In learning, thought is a hypothetical construct postulated to consist of covert events occurring within the body. They intermediate between the environment and overt behavior, so as to improve the organism’s adaptation to its world. Behaviorists tend to restrict the properties of their hypothetical constructs in certain respects. Covert events are assumed to conform to the behavioral laws governing overt stimuli and responses and to be lawfully linked to observable dependent and independent variables (Flavel et al 2001). They thus operate under the functional control of external variables. To the extent that these conditions are violated by a theory, mediators acquire functional autonomy. Mediators not under the control of environmental stimuli and obeying laws different from those of observable behavior hardly deserve to be called “stimuli” and “responses.” Long interacting chains of mediators of this sort have only very tenuous ties to the concept of behavior (Lahey, 2001).

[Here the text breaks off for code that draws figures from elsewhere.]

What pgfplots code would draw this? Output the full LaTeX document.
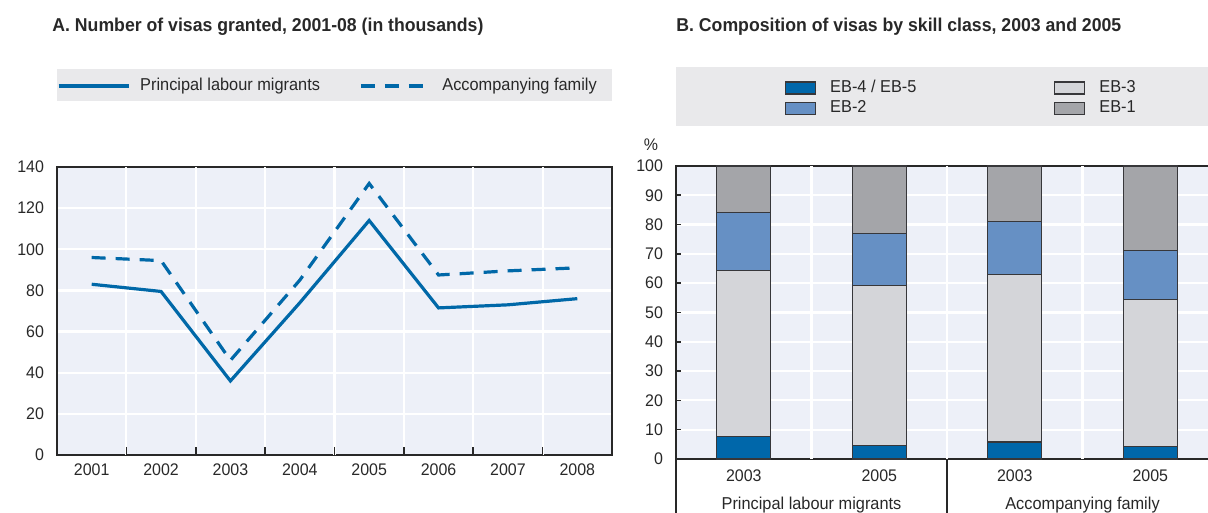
\documentclass[border=0pt]{standalone}
\usepackage{fontspec}
\setmainfont{Liberation Sans}[FakeStretch=0.95]
\usepackage{pgfplots}
\pgfplotsset{compat=1.18}
\definecolor{plotbg}{RGB}{237,240,248}
\definecolor{legendbg}{RGB}{233,233,235}
\definecolor{lineblue}{RGB}{0,104,168}
\definecolor{ebfour}{RGB}{0,103,170}
\definecolor{ebtwo}{RGB}{102,144,196}
\definecolor{ebthree}{RGB}{212,213,217}
\definecolor{ebone}{RGB}{164,165,169}
\definecolor{axisdark}{RGB}{40,40,40}
\definecolor{bardraw}{RGB}{55,55,58}
\begin{document}
\begin{tikzpicture}
\useasboundingbox (0,0) rectangle (604pt,256.5pt);
\fill[legendbg] (28.5pt,206pt) rectangle (306pt,222pt);
\fill[legendbg] (338pt,193.5pt) rectangle (610pt,223pt);
\node[anchor=base west, inner sep=0pt, font=\fontsize{9.3}{11}\selectfont\bfseries, text=axisdark] at (26pt,240.5pt) {A. Number of visas granted, 2001-08 (in thousands)};
\node[anchor=base west, inner sep=0pt, font=\fontsize{9.3}{11}\selectfont\bfseries, text=axisdark] at (338pt,240.5pt) {B. Composition of visas by skill class, 2003 and 2005};
\node[font=\fontsize{8.4}{10}\selectfont, text=axisdark] at (325.5pt,184pt) {\%};

\begin{axis}[
  at={(28.5pt,29pt)}, anchor=south west, scale only axis,
  width=277.5pt, height=144pt,
  xmin=2000.5, xmax=2008.5, ymin=0, ymax=140,
  axis background/.style={fill=plotbg},
  axis line style={draw=axisdark, line width=0.8pt},
  ytick={0,20,...,140}, ymajorgrids,
  major grid style={white, line width=1.1pt},
  ytick style={draw=none},
  xtick={2001,2002,2003,2004,2005,2006,2007,2008},
  xticklabels={2001,2002,2003,2004,2005,2006,2007,2008},
  xtick style={draw=none},
  extra x ticks={2001.5,2002.5,2003.5,2004.5,2005.5,2006.5,2007.5},
  extra x tick labels={},
  extra x tick style={grid=major, xtick style={draw=axisdark, line width=0.8pt}, major tick length=4pt},
  xtick pos=bottom, ytick pos=left,
  tick label style={font=\fontsize{8.4}{10}\selectfont, text=axisdark},
  yticklabel style={xshift=-3pt},
  xticklabel style={yshift=-1pt},
  /pgf/number format/assume math mode=true,
  legend columns=2, legend cell align=left,
  legend style={at={(0,1.281)}, anchor=west, draw=none, fill=none, inner sep=0pt, outer sep=0pt,
    nodes={inner sep=0pt}, font=\fontsize{8.6}{10}\selectfont, text=axisdark,
    /tikz/every odd column/.append style={column sep=5pt},
    /tikz/every even column/.append style={column sep=0pt}},
  legend image code/.code={\draw[#1] (0pt,0pt) -- (35pt,0pt);},
]
\addplot[lineblue, line width=1.6pt] coordinates {
  (2001,83) (2002,79.5) (2003,36) (2004,74) (2005,114) (2006,71.5) (2007,73) (2008,76)};
\addlegendentry{\makebox[109.5pt][l]{Principal labour migrants}}
\addplot[lineblue, line width=1.6pt, dash pattern=on 7pt off 5pt] coordinates {
  (2001,96) (2002,94.5) (2003,46) (2004,85) (2005,132) (2006,87.5) (2007,89.5) (2008,91)};
\addlegendentry{Accompanying family}
\end{axis}

\begin{axis}[
  at={(338pt,27pt)}, anchor=south west, scale only axis,
  width=271pt, height=146.5pt,
  xmin=-0.5, xmax=3.5, ymin=0, ymax=100,
  ybar stacked, bar width=27pt,
  axis background/.style={fill=plotbg},
  axis line style={draw=axisdark, line width=0.8pt},
  ytick={0,10,...,100}, ymajorgrids,
  major grid style={white, line width=1.1pt},
  ytick style={draw=axisdark, line width=0.8pt}, major tick length=2.5pt,
  xtick={0,1,2,3}, xticklabels={2003,2005,2003,2005},
  xtick style={draw=none},
  extra x ticks={0.5,1.5,2.5}, extra x tick labels={},
  extra x tick style={grid=major, xtick style={draw=none}},
  xtick pos=bottom, ytick pos=left,
  tick label style={font=\fontsize{8.4}{10}\selectfont, text=axisdark},
  yticklabel style={xshift=-3pt},
  xticklabel style={yshift=-2pt},
  /pgf/number format/assume math mode=true,
  clip=false,
  legend columns=2, legend cell align=left,
  legend style={at={(0.2011,1.232)}, anchor=west, draw=none, fill=none, inner sep=0pt, outer sep=0pt,
    nodes={inner sep=0pt}, font=\fontsize{8.6}{10}\selectfont, text=axisdark,
    /tikz/every odd column/.append style={column sep=7pt},
    /tikz/every even column/.append style={column sep=0pt},
    /tikz/row sep=2.5pt},
  legend image code/.code={\draw[#1, line width=0.6pt] (0pt,-3pt) rectangle (15pt,3pt);},
]
\addplot[fill=ebfour, draw=bardraw, line width=0.6pt] coordinates {(0,7.8) (1,4.5) (2,5.8) (3,4.2)};
\addlegendentry{\makebox[112pt][l]{EB-4 / EB-5}}
\addplot[fill=ebthree, draw=bardraw, line width=0.6pt] coordinates {(0,56.5) (1,54.7) (2,57.2) (3,50.1)};
\addlegendentry{EB-3}
\addplot[fill=ebtwo, draw=bardraw, line width=0.6pt] coordinates {(0,19.9) (1,17.8) (2,18) (3,16.9)};
\addlegendentry{EB-2}
\addplot[fill=ebone, draw=bardraw, line width=0.6pt] coordinates {(0,15.8) (1,23) (2,19) (3,28.8)};
\addlegendentry{EB-1}
\draw[axisdark, line width=0.8pt] (axis cs:-0.5,0) -- ++(0pt,-27pt);
\draw[axisdark, line width=0.8pt] (axis cs:1.5,0) -- ++(0pt,-27pt);
\node[font=\fontsize{8.6}{10}\selectfont, text=axisdark] at ([yshift=-23pt]axis cs:0.5,0) {Principal labour migrants};
\node[font=\fontsize{8.6}{10}\selectfont, text=axisdark] at ([yshift=-23pt]axis cs:2.5,0) {Accompanying family};
\end{axis}
\end{tikzpicture}
\end{document}
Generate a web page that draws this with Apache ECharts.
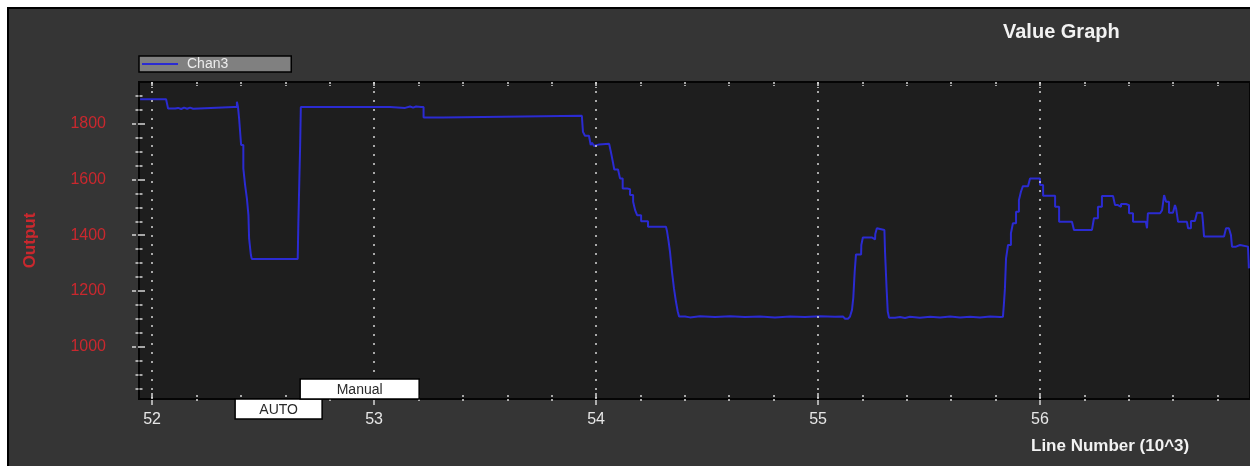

In sum, learning processes which have lost their behavioral moorings can be assigned functions isomorphic to the information-processing operations of automata theory, even though they continue to be called “stimuli” and “responses.” The important question is whether precurrent behavior is a sufficient condition for thought; whether behavior itself ever deserves the designation “thinking”. Suppose, for example, in the illustration above, the car owner slams the hood in disgust, and this action somehow exposes the defective engine part so that the person can now fix the car. Surely, the behavior of slamming the hood, although it changes the environment so that later behavior will be reinforced, is not thought. We are tempted to conclude that thought is something that lies behind the behavior and cannot be the behavior itself. Cognitivists within the information-processing approach do not view their differences with behaviorists as a mere disagreement over preferences in theoretical constructs.

References

Flavel, J. H., Miller, P. H., Miller, S. A. (2001). Cognitive Development. Prentice Hall; 4 edition.

Lahey, B. B. (2001). Psychology an introduction. Prentice Hall; 11th edition.

Lezak, M. D., et al. (2004). Neuropsychological Assessment. Oxford University Press, USA; 4 edition.

Myers, E. et al. (2006). Social Psychology (6th Edition). Prentice Hall; 6th edition.

Thorne, B. M., Henley, T. (2004). Connections in the History and systems of Psychology Wadsworth Publishing; 3 edition.